Novels and Children

When I was in college, one of the first books of “theory” I read was Roland Barthes Mythologies. It’s a lovely book that I hope people still read, even though many of its reference points were already pretty obscure twenty years ago. It’s one of those books that was called “theory” because they didn’t know what else to call it, although just plain criticism, or better yet, essays, would have done.

One of the little essays is called “Novels and Children.” It starts like this:

“If we are to believe the weekly Elle, which some time ago mustered seventy women novelists on one photography, the woman of letters is a remarkable zoological species: she brings forth, pell-mell, novels and children. We are introduced, for example, to Jacqueline Lenoir (two daughters, one novel); Marina Grey (one son, one novel); Nicole Dutreil (two sons, four novels), etc.”

Barthes reads the magazine’s balancing of novels and children as an indulgence and a warning – it celebrates the novels and reassures with the number of children that female duty is not be shirked: “One novel, one child, a little feminism, a little connubiality.” As for the men with whom children are had and who might also write books, he is “Nowhere and everywhere, like the sky, the horizon, an authority which at ones determines and limits a condition. Such is the world of Elle.” 

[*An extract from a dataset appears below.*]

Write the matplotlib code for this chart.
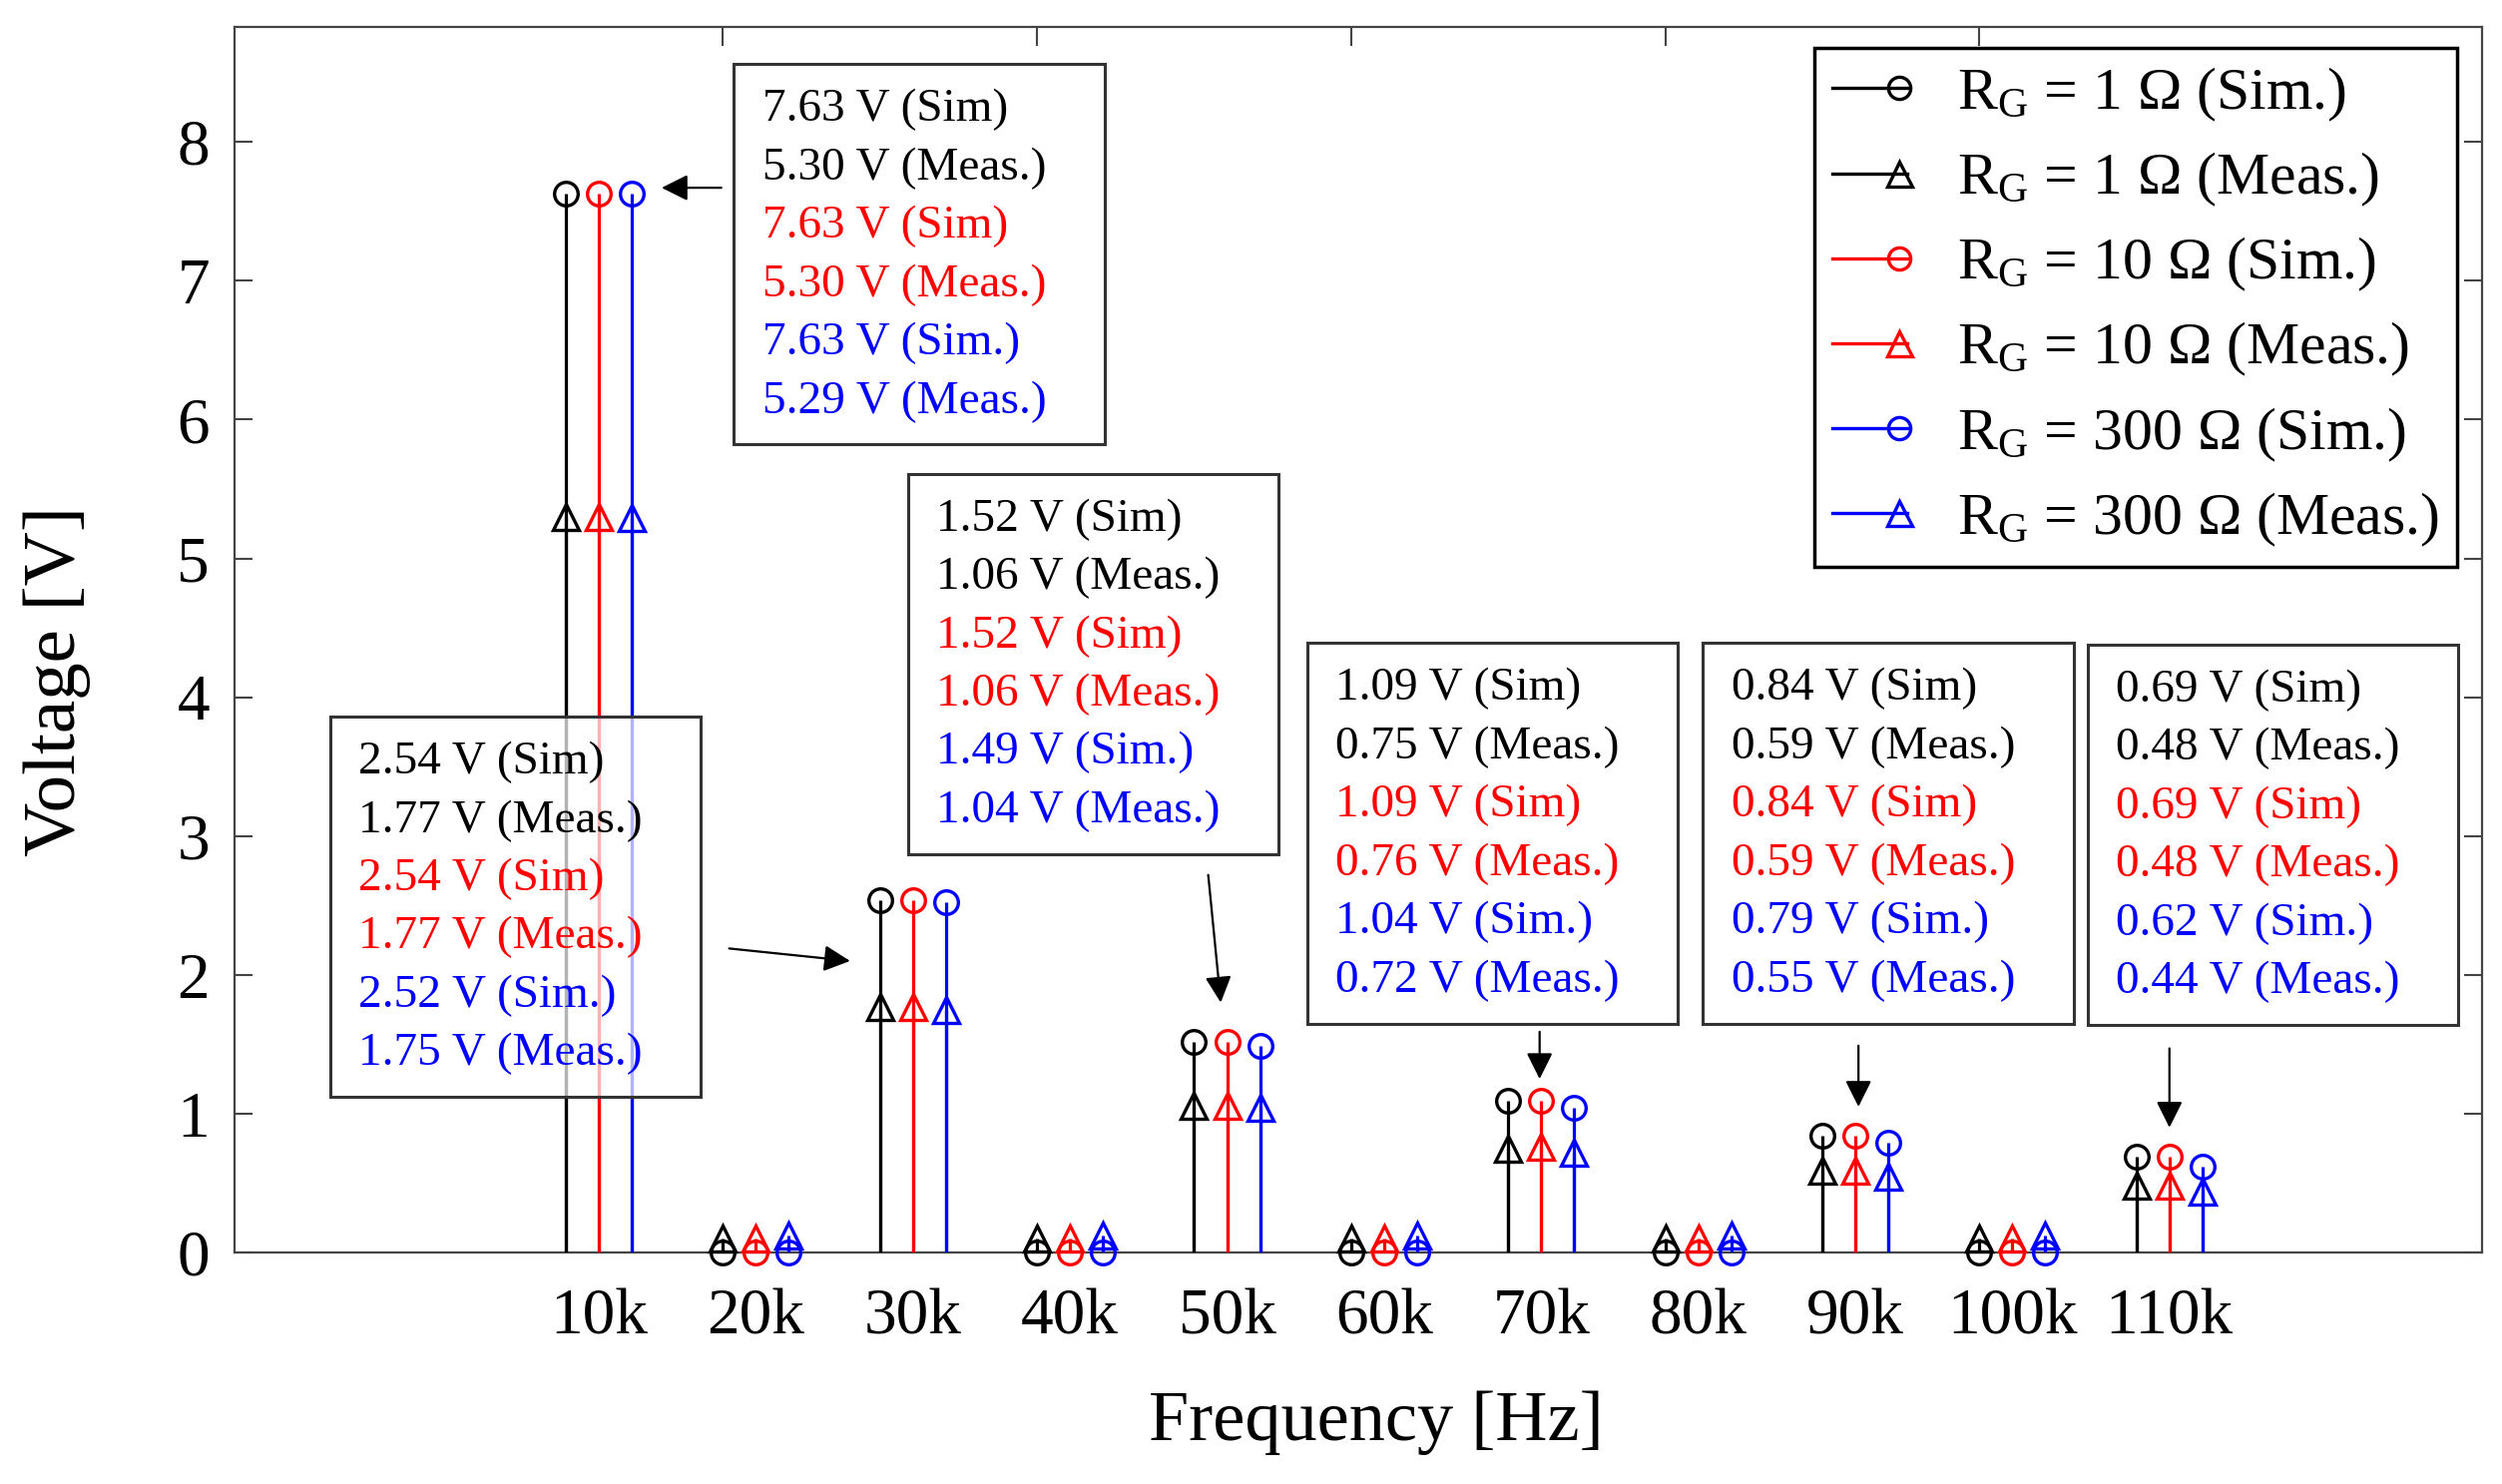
import numpy as np
import matplotlib.pyplot as plt
from matplotlib.lines import Line2D
from matplotlib.patches import Rectangle
from matplotlib.legend_handler import HandlerLine2D

plt.rcParams['font.family'] = ['Liberation Serif', 'DejaVu Serif']
plt.rcParams['mathtext.fontset'] = 'custom'
plt.rcParams['mathtext.rm'] = 'Liberation Serif'
plt.rcParams['mathtext.it'] = 'Liberation Serif:italic'

# dados (frequencia em kHz, tensao em V)
freq_khz = np.array([10, 20, 30, 40, 50, 60, 70, 80, 90, 100, 110])
freq_labels = ['10k', '20k', '30k', '40k', '50k', '60k', '70k', '80k', '90k', '100k', '110k']

resistors = ['1', '10', '300']
sim_1 = [7.63, 0.0, 2.54, 0.0, 1.52, 0.0, 1.09, 0.0, 0.84, 0.0, 0.69]
meas_1 = [5.30, 0.10, 1.77, 0.10, 1.06, 0.10, 0.75, 0.10, 0.59, 0.10, 0.48]
sim_10 = [7.63, 0.0, 2.54, 0.0, 1.52, 0.0, 1.09, 0.0, 0.84, 0.0, 0.69]
meas_10 = [5.30, 0.10, 1.77, 0.10, 1.06, 0.10, 0.76, 0.10, 0.59, 0.10, 0.48]
sim_300 = [7.63, 0.0, 2.52, 0.0, 1.49, 0.0, 1.04, 0.0, 0.79, 0.0, 0.62]
meas_300 = [5.29, 0.12, 1.75, 0.12, 1.04, 0.12, 0.72, 0.12, 0.55, 0.12, 0.44]

sims = [sim_1, sim_10, sim_300]
meass = [meas_1, meas_10, meas_300]
colors = ['black', 'red', 'blue']
offsets = [-2.1, 0.0, 2.1]

# harmonicas anotadas, canto superior esquerdo das caixas e setas (inicio, fim)
annot_idx = [0, 2, 4, 6, 8, 10]
box_corner = [(18.6, 8.56), (-7.1, 3.86), (29.7, 5.61), (55.1, 4.39), (80.3, 4.39), (104.8, 4.38)]
box_w, box_h = 23.6, 2.74
arrows = [((17.8, 7.67), (14.0, 7.67)),
          ((18.3, 2.19), (26.0, 2.10)),
          ((48.8, 2.72), (49.6, 1.80)),
          ((69.9, 1.59), (69.9, 1.25)),
          ((90.2, 1.49), (90.2, 1.05)),
          ((110.0, 1.47), (110.0, 0.90))]


class HandlerEndMarker(HandlerLine2D):
    # linha com o marcador na ponta direita
    def create_artists(self, legend, orig_handle, xdescent, ydescent,
                       width, height, fontsize, trans):
        y = (height - ydescent) / 2
        x0, x1 = -xdescent, width - xdescent
        line = Line2D([x0, x1], [y, y])
        self.update_prop(line, orig_handle, legend)
        line.set_marker('None')
        mark = Line2D([x1 - 0.12 * fontsize], [y])
        self.update_prop(mark, orig_handle, legend)
        mark.set_linestyle('None')
        line.set_transform(trans)
        mark.set_transform(trans)
        return [line, mark]


fig, ax = plt.subplots(figsize=(25.07, 14.87), dpi=100)
fig.subplots_adjust(left=0.0937, right=0.992, bottom=0.156, top=0.982)

handles = []
for r, sim, meas, c, dx in zip(resistors, sims, meass, colors, offsets):
    x = freq_khz + dx
    ax.vlines(x, 0, sim, color=c, lw=2.3, zorder=3)
    ax.vlines(x, 0, meas, color=c, lw=2.3, zorder=3)
    ax.plot(x, sim, 'o', mfc='none', mec=c, ms=17, mew=2.4, clip_on=False, zorder=4)
    ax.plot(x, meas, '^', mfc='none', mec=c, ms=19, mew=2.4, clip_on=False, zorder=4)
    handles.append(Line2D([], [], color=c, lw=2.4, marker='o', mfc='none', mec=c, ms=16, mew=2.4,
                          label=r'R$_\mathrm{G}$ = ' + r + ' Ω (Sim.)'))
    handles.append(Line2D([], [], color=c, lw=2.4, marker='^', mfc='none', mec=c, ms=18, mew=2.4,
                          label=r'R$_\mathrm{G}$ = ' + r + ' Ω (Meas.)'))

# caixas de texto com os valores
for k, (x0, ytop) in enumerate(box_corner):
    i = annot_idx[k]
    ax.add_patch(Rectangle((x0, ytop - box_h), box_w, box_h, facecolor='white', alpha=0.7,
                           edgecolor='none', zorder=5))
    ax.add_patch(Rectangle((x0, ytop - box_h), box_w, box_h, facecolor='none',
                           edgecolor='#333333', lw=2.2, zorder=6))
    lines = []
    for s, m, c in zip(sims, meass, colors):
        tag = '(Sim.)' if c == 'blue' else '(Sim)'
        lines.append((f'{s[i]:.2f} V {tag}', c))
        lines.append((f'{m[i]:.2f} V (Meas.)', c))
    for j, (txt, c) in enumerate(lines):
        ax.text(x0 + 1.8, ytop - 0.33 - j * 0.42, txt, color=c, fontsize=34,
                ha='left', va='center', zorder=7)

for start, end in arrows:
    ax.annotate('', xy=end, xytext=start,
                arrowprops=dict(arrowstyle='-|>', color='black', lw=1.6,
                                mutation_scale=40, shrinkA=0, shrinkB=0),
                zorder=7)

ax.set_xlim(-13.2, 129.9)
ax.set_ylim(0, 8.83)
ax.set_xticks(freq_khz)
ax.set_xticklabels(freq_labels)
ax.set_yticks(range(0, 9))
ax.tick_params(axis='x', length=0, pad=26, labelsize=47)
ax.tick_params(axis='y', direction='in', length=13, width=1.5, color='#444444',
               right=True, pad=18, labelsize=47)

top = ax.secondary_xaxis('top')
top.set_xticks(freq_khz[1::2] + offsets[0], labels=[])
top.tick_params(direction='in', length=14, width=1.5, color='#444444')
top.spines['top'].set_visible(False)

for sp in ax.spines.values():
    sp.set_color('#444444')
    sp.set_linewidth(1.6)

ax.set_xlabel('Frequency [Hz]', fontsize=52)
ax.xaxis.set_label_coords(0.508, -0.112)
ax.xaxis.label.set_va('top')
ax.set_ylabel('Voltage [V]', fontsize=54)
ax.yaxis.set_label_coords(-0.064, 0.466)

leg = ax.legend(handles=handles, loc='upper right', bbox_to_anchor=(0.989, 0.983),
                borderaxespad=0, fontsize=43, frameon=True, fancybox=False, framealpha=1,
                edgecolor='black', handlelength=1.25, handletextpad=0.85,
                labelspacing=0.45, borderpad=0.3,
                handler_map={Line2D: HandlerEndMarker()})
leg.get_frame().set_linewidth(2.5)
leg.set_zorder(8)

fig.savefig('out.png', dpi=100)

I think about Barthes each time I see some article, usually in some contemporary ad hippified version of Elle, about how hard it is to write after having had a baby. There are the obligatory references to sleepless nights, to the spilled cup of milk across the lap top, to the noise and lack of solitude. There is of course truth in all of this. And yet each round of these pieces agitates me, for reasons I haven’t been able to figure out, until, recently, I heard myself respond to the latest one by scowling at the screen, “but having a baby is what made me a writer.”

I’ve wanted to be a writer my whole life, and I’ve written my whole life. By some standards I’m still not a proper writer, in that I don’t make much money from writing, although my job involves writing as part of the job description. (One part of me rereads Barthes piece and thinks only – one child; no novels –  what a failure.)  And yet once it hit me the thought would not go away: having a baby made me a writer.

What I mean by this is that having a baby made me write more, more boldly, smarter, and better, than I did before, and to produce some of the first work I’m unambiguously proud of. I think there are a variety of reasons for this.  I’ve always been someone who writes/works better when there are other things going on. We all have this fantasy that when we finally have a blank slate of time, this is when we will create, but this has never been true for me. So many creative projects begin out of turmoil, heartbreak, the dark night of the soul. Motherhood wasn’t that for me but it was a different place, a new place I wanted to discover in ways that made me better even when I was writing about things that had nothing to do with motherhood.

It is of course true that men who write and have children are not asked how they manage to do both. (Though perhaps they should be: a friend once told me a prominent writer he knows once credited his prolific output to having children and having had health crises: he knew his time was limited.  Sometimes I think what made me a writer was realizing I was going to die, which having a baby also did.) But as with most things, it’s not enough to point out the double standard.

I don’t begrudge women or men who were successful, prolific writers before having children and who struggle after from sharing their experiences, and I certainly understand why a lot of writers don’t want kids.  But the proliferation of “child versus book” stories bother me because they feed careerist and capitalist narratives – that how many hours you put into something is the sole determinate of how good and worthwhile it is, and that it’s a zero sum game.  That one’s narrow and obsessive focus on a single thing, be it books or babies, is a sign of your “seriousness.” That the hours you spend walking in the park and learning about space are a sacrifice, they go on one side of the ledger labeled parenting and will not fuel your own mind and work in anyway.  That the time spent writing is only time you sneak away from your children, and will not feed that part of your life. Parenting and writing are both work, unquestionably so, but they are not only that, and as much as they compete, at their best they require some of the same habits of mind, most of all that we slow down and pay attention, and ignore the bean counters as much as we can.